8. Live Jazz at the Jazz Bar
Another favorite pastime done while traveling is truly being spontaneous. After we finished our lovely meal at The Devil's Advocate (meaning after we transferred to a table outside on their deck for a bottle of wine - our version of dessert), we were wandering about the cobblestone streets when we stumbled upon The Jazz Bar. Easily persuaded, we couldn't see why we wouldn't want to go down the secretive steps into the underground venue. And it did not disappoint. The bar serves up local craft beers and THE best homemade ginger beer I've had the pleasure of tasting (with any sort of spirit to be added if you'd like!).
9. Scottish craft beers/whiskies
Scotland has a plethora of great locally made beer, from ciders to ales to intense dark stouts. I love them all. I wanted to try them all. But I only had 48 hours so I believe I tried about 6. Go forth and prosper, hoppily.
P.S. Dishoom is now located in Edinburgh in St. Andrew Square.

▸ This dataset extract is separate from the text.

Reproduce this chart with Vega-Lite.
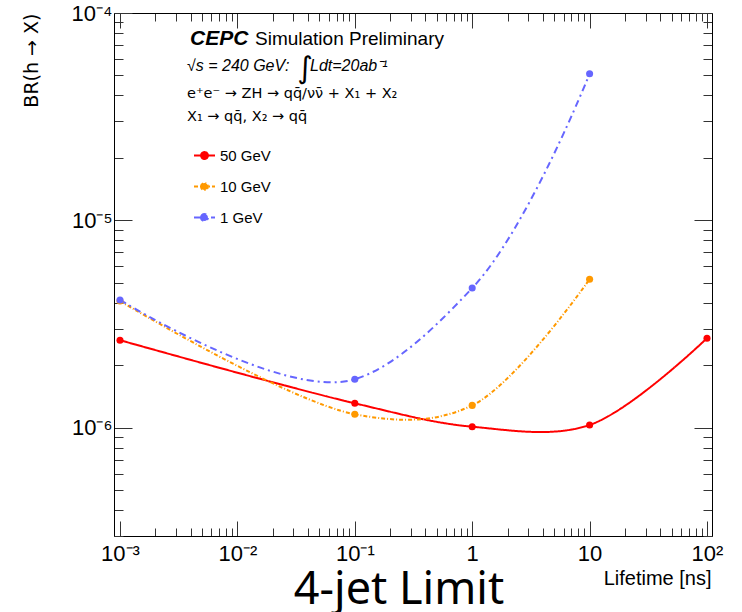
{
  "$schema": "https://vega.github.io/schema/vega-lite/v6.json",
  "width": 598,
  "height": 523,
  "autosize": {"type": "none"},
  "padding": {"left": 114, "top": 13, "right": 30, "bottom": 76},
  "background": "white",
  "config": {
    "view": {"stroke": null},
    "font": "Liberation Sans",
    "axis": {"domainColor": "#000", "domainWidth": 1, "tickColor": "#333", "tickWidth": 1, "grid": false, "labelFont": "Liberation Sans", "labelColor": "#000", "titleColor": "#000", "titleFont": "Liberation Sans", "titleFontWeight": "normal", "labelOverlap": false, "labelBound": false, "labelFlush": false}
  },
  "title": {"text": "4-jet Limit", "orient": "bottom", "font": "Noto Sans", "fontSize": 45, "fontWeight": "normal", "color": "#000", "anchor": "middle", "dx": -14, "offset": -20},
  "datasets": {
    "series": [
      {"tau": 0.001, "br": 2.64e-6, "mass": "50 GeV"},
      {"tau": 0.1, "br": 1.31e-6, "mass": "50 GeV"},
      {"tau": 1, "br": 1.01e-6, "mass": "50 GeV"},
      {"tau": 10, "br": 1.03e-6, "mass": "50 GeV"},
      {"tau": 100, "br": 2.70e-6, "mass": "50 GeV"},
      {"tau": 0.001, "br": 4.08e-6, "mass": "10 GeV"},
      {"tau": 0.1, "br": 1.16e-6, "mass": "10 GeV"},
      {"tau": 1, "br": 1.28e-6, "mass": "10 GeV"},
      {"tau": 10, "br": 5.2e-6, "mass": "10 GeV"},
      {"tau": 0.001, "br": 4.13e-6, "mass": "1 GeV"},
      {"tau": 0.1, "br": 1.71e-6, "mass": "1 GeV"},
      {"tau": 1, "br": 4.71e-6, "mass": "1 GeV"},
      {"tau": 10, "br": 5.09e-5, "mass": "1 GeV"}
    ],
    "notes": [
      {"x": 0.003947, "y": 6.987e-5, "t": "CEPC", "k": "cepc"},
      {"x": 0.014123, "y": 6.987e-5, "t": "Simulation Preliminary", "k": "sim"},
      {"x": 0.003721, "y": 5.252e-5, "t": "√s = 240 GeV:", "k": "it"},
      {"x": 0.04153, "y": 5.252e-5, "t": "Ldt=20ab⁻¹", "k": "it"},
      {"x": 0.03765, "y": 5.352e-5, "t": "∫", "k": "int"},
      {"x": 0.003721, "y": 3.877e-5, "t": "e⁺e⁻ → ZH → qq̄/νν̄ + X₁ + X₂", "k": "n"},
      {"x": 0.003721, "y": 3.002e-5, "t": "X₁ → qq̄, X₂ → qq̄", "k": "n"}
    ]
  },
  "layer": [
    {
      "data": {"name": "series"},
      "transform": [{"filter": "datum.mass != '1 GeV'"}],
      "mark": {"type": "line", "interpolate": "catmull-rom", "tension": 0.5, "strokeWidth": 2, "clip": true},
      "encoding": {
        "x": {"field": "tau", "type": "quantitative", "scale": {"type": "log", "domain": [0.000889, 110.3]},
          "axis": {"orient": "bottom", "values": [0.001,0.002,0.003,0.004,0.005,0.006,0.007,0.008,0.009,0.01,0.02,0.03,0.04,0.05,0.06,0.07,0.08,0.09,0.1,0.2,0.3,0.4,0.5,0.6,0.7,0.8,0.9,1,2,3,4,5,6,7,8,9,10,20,30,40,50,60,70,80,90,100],
            "tickSize": {"condition": {"test": "abs(log(datum.value)/LN10-round(log(datum.value)/LN10))<0.001", "value": -15}, "value": -8},
            "labelExpr": "abs(log(datum.value)/LN10-round(log(datum.value)/LN10))>0.001 ? '' : round(log(datum.value)/LN10)==-3 ? '10⁻³' : round(log(datum.value)/LN10)==-2 ? '10⁻²' : round(log(datum.value)/LN10)==-1 ? '10⁻¹' : round(log(datum.value)/LN10)==0 ? '1' : round(log(datum.value)/LN10)==1 ? '10' : '10²'",
            "labelFontSize": 22, "labelPadding": 22,
            "title": "Lifetime [ns]", "titleFontSize": 20, "titleAnchor": "end", "titleAlign": "right", "titleX": 597, "titleY": 48, "titleBaseline": "alphabetic"}},
        "y": {"field": "br", "type": "quantitative", "scale": {"type": "log", "domain": [3e-7, 1e-4]},
          "axis": {"orient": "left", "values": [3e-7,4e-7,5e-7,6e-7,7e-7,8e-7,9e-7,1e-6,2e-6,3e-6,4e-6,5e-6,6e-6,7e-6,8e-6,9e-6,1e-5,2e-5,3e-5,4e-5,5e-5,6e-5,7e-5,8e-5,9e-5,1e-4],
            "tickSize": {"condition": {"test": "abs(log(datum.value)/LN10-round(log(datum.value)/LN10))<0.001", "value": -18}, "value": -9},
            "labelExpr": "abs(log(datum.value)/LN10-round(log(datum.value)/LN10))>0.001 ? '' : round(log(datum.value)/LN10)==-6 ? '10⁻⁶' : round(log(datum.value)/LN10)==-5 ? '10⁻⁵' : '10⁻⁴'",
            "labelFontSize": 22, "labelPadding": 20,
            "title": "BR(h → X)", "titleFont": "DejaVu Sans", "titleFontSize": 19, "titleAngle": -90, "titleAnchor": "end", "titleAlign": "right", "titleX": -77, "titleY": 0, "titleBaseline": "alphabetic"}},
        "color": {"field": "mass", "type": "nominal", "scale": {"domain": ["50 GeV", "10 GeV", "1 GeV"], "range": ["#ff0000", "#ff9900", "#6666ff"]},
          "legend": {"title": null, "orient": "none", "legendX": 79, "legendY": 131, "padding": 0, "symbolType": "M-1,0L1,0M-0.33,0A0.33,0.33,0,1,1,0.33,0A0.33,0.33,0,1,1,-0.33,0Z", "symbolSize": 441, "symbolStrokeWidth": 2, "labelFont": "Liberation Sans", "labelFontSize": 15, "labelColor": "#000", "labelOffset": 4, "rowPadding": 11,
            "encode": {"symbols": {"update": {"fill": {"scale": "color", "field": "value"}, "fillOpacity": {"value": 1}}}}}},
        "strokeDash": {"field": "mass", "type": "nominal", "scale": {"domain": ["50 GeV", "10 GeV", "1 GeV"], "range": [[1, 0], [4, 2, 1, 2], [7, 4, 2, 4]]},
          "legend": {"title": null, "orient": "none", "legendX": 79, "legendY": 131, "padding": 0, "symbolType": "M-1,0L1,0M-0.33,0A0.33,0.33,0,1,1,0.33,0A0.33,0.33,0,1,1,-0.33,0Z", "symbolSize": 441, "symbolStrokeWidth": 2, "labelFont": "Liberation Sans", "labelFontSize": 15, "labelColor": "#000", "labelOffset": 4, "rowPadding": 11,
            "encode": {"symbols": {"update": {"fill": {"scale": "color", "field": "value"}, "fillOpacity": {"value": 1}}}}}}
      }
    },
    {
      "data": {"name": "series"},
      "transform": [{"filter": "datum.mass == '1 GeV'"}],
      "mark": {"type": "line", "interpolate": "catmull-rom", "tension": 1, "strokeWidth": 2, "clip": true},
      "encoding": {
        "x": {"field": "tau", "type": "quantitative", "scale": {"type": "log", "domain": [0.000889, 110.3]}, "axis": null},
        "y": {"field": "br", "type": "quantitative", "scale": {"type": "log", "domain": [3e-7, 1e-4]}, "axis": null},
        "color": {"field": "mass", "type": "nominal", "scale": {"domain": ["50 GeV", "10 GeV", "1 GeV"], "range": ["#ff0000", "#ff9900", "#6666ff"]}, "legend": null},
        "strokeDash": {"field": "mass", "type": "nominal", "scale": {"domain": ["50 GeV", "10 GeV", "1 GeV"], "range": [[1, 0], [4, 2, 1, 2], [7, 4, 2, 4]]}, "legend": null}
      }
    },
    {
      "data": {"name": "series"},
      "mark": {"type": "point", "filled": true, "size": 50, "opacity": 1, "shape": "circle"},
      "encoding": {
        "x": {"field": "tau", "type": "quantitative", "scale": {"type": "log", "domain": [0.000889, 110.3]},
          "axis": {"orient": "top", "values": [0.001,0.002,0.003,0.004,0.005,0.006,0.007,0.008,0.009,0.01,0.02,0.03,0.04,0.05,0.06,0.07,0.08,0.09,0.1,0.2,0.3,0.4,0.5,0.6,0.7,0.8,0.9,1,2,3,4,5,6,7,8,9,10,20,30,40,50,60,70,80,90,100],
            "tickSize": {"condition": {"test": "abs(log(datum.value)/LN10-round(log(datum.value)/LN10))<0.001", "value": -15}, "value": -8},
            "labels": false, "title": null}},
        "y": {"field": "br", "type": "quantitative", "scale": {"type": "log", "domain": [3e-7, 1e-4]},
          "axis": {"orient": "right", "values": [3e-7,4e-7,5e-7,6e-7,7e-7,8e-7,9e-7,1e-6,2e-6,3e-6,4e-6,5e-6,6e-6,7e-6,8e-6,9e-6,1e-5,2e-5,3e-5,4e-5,5e-5,6e-5,7e-5,8e-5,9e-5,1e-4],
            "tickSize": {"condition": {"test": "abs(log(datum.value)/LN10-round(log(datum.value)/LN10))<0.001", "value": -18}, "value": -9},
            "labels": false, "title": null}},
        "color": {"field": "mass", "type": "nominal", "scale": {"domain": ["50 GeV", "10 GeV", "1 GeV"], "range": ["#ff0000", "#ff9900", "#6666ff"]}, "legend": null}
      }
    },
    {
      "data": {"name": "notes"},
      "transform": [{"filter": "datum.k == 'cepc'"}],
      "mark": {"type": "text", "align": "left", "baseline": "alphabetic", "font": "Liberation Sans", "fontSize": 21, "fontWeight": "bold", "fontStyle": "italic", "color": "#000"},
      "encoding": {
        "x": {"field": "x", "type": "quantitative", "scale": {"type": "log", "domain": [0.000889, 110.3]}, "axis": null},
        "y": {"field": "y", "type": "quantitative", "scale": {"type": "log", "domain": [3e-7, 1e-4]}, "axis": null},
        "text": {"field": "t"}
      }
    },
    {
      "data": {"name": "notes"},
      "transform": [{"filter": "datum.k == 'sim'"}],
      "mark": {"type": "text", "align": "left", "baseline": "alphabetic", "font": "Liberation Sans", "fontSize": 19, "color": "#000"},
      "encoding": {
        "x": {"field": "x", "type": "quantitative", "scale": {"type": "log", "domain": [0.000889, 110.3]}, "axis": null},
        "y": {"field": "y", "type": "quantitative", "scale": {"type": "log", "domain": [3e-7, 1e-4]}, "axis": null},
        "text": {"field": "t"}
      }
    },
    {
      "data": {"name": "notes"},
      "transform": [{"filter": "datum.k == 'it'"}],
      "mark": {"type": "text", "align": "left", "baseline": "alphabetic", "font": "Liberation Sans", "fontSize": 16, "fontStyle": "italic", "color": "#000"},
      "encoding": {
        "x": {"field": "x", "type": "quantitative", "scale": {"type": "log", "domain": [0.000889, 110.3]}, "axis": null},
        "y": {"field": "y", "type": "quantitative", "scale": {"type": "log", "domain": [3e-7, 1e-4]}, "axis": null},
        "text": {"field": "t"}
      }
    },
    {
      "data": {"name": "notes"},
      "transform": [{"filter": "datum.k == 'int'"}],
      "mark": {"type": "text", "align": "center", "baseline": "middle", "font": "DejaVu Sans", "fontSize": 30, "color": "#000"},
      "encoding": {
        "x": {"field": "x", "type": "quantitative", "scale": {"type": "log", "domain": [0.000889, 110.3]}, "axis": null},
        "y": {"field": "y", "type": "quantitative", "scale": {"type": "log", "domain": [3e-7, 1e-4]}, "axis": null},
        "text": {"field": "t"}
      }
    },
    {
      "data": {"name": "notes"},
      "transform": [{"filter": "datum.k == 'n'"}],
      "mark": {"type": "text", "align": "left", "baseline": "alphabetic", "font": "DejaVu Sans", "fontSize": 14.5, "color": "#000"},
      "encoding": {
        "x": {"field": "x", "type": "quantitative", "scale": {"type": "log", "domain": [0.000889, 110.3]}, "axis": null},
        "y": {"field": "y", "type": "quantitative", "scale": {"type": "log", "domain": [3e-7, 1e-4]}, "axis": null},
        "text": {"field": "t"}
      }
    }
  ],
  "resolve": {"axis": {"x": "independent", "y": "independent"}}
}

Known for their procured attention to detail, this Bombay-inspired Indian restaurant is delightfully delicious and easy to share. We split the Sali Boti, "a first-rate Parsi classic, tender lamb is braised in a rich and flavoursome gravy then finished with crunchy sali crisp-chips. Served with buttered roomali roti", and the Black House Daal, "A Dishoom signature dish - dark, rich, deeply flavoured. It is prepared over 24 hours for extra harmony". They were both intensely flavorful and definitely satisfying. I'd also recommend the vegetable samosas (served with their three sauces - chili, coriander and a sweet date and tamarind) as well as the Bhang Lassi (Traditional Holi drink, but with fresh shredded mint in place of happy-go-lucky hemp. Ginger, grenadine, candied fennel sprinkles and almond syrup and yoghurt. Can be served with or without rum, and was just as lovely sans-spirits).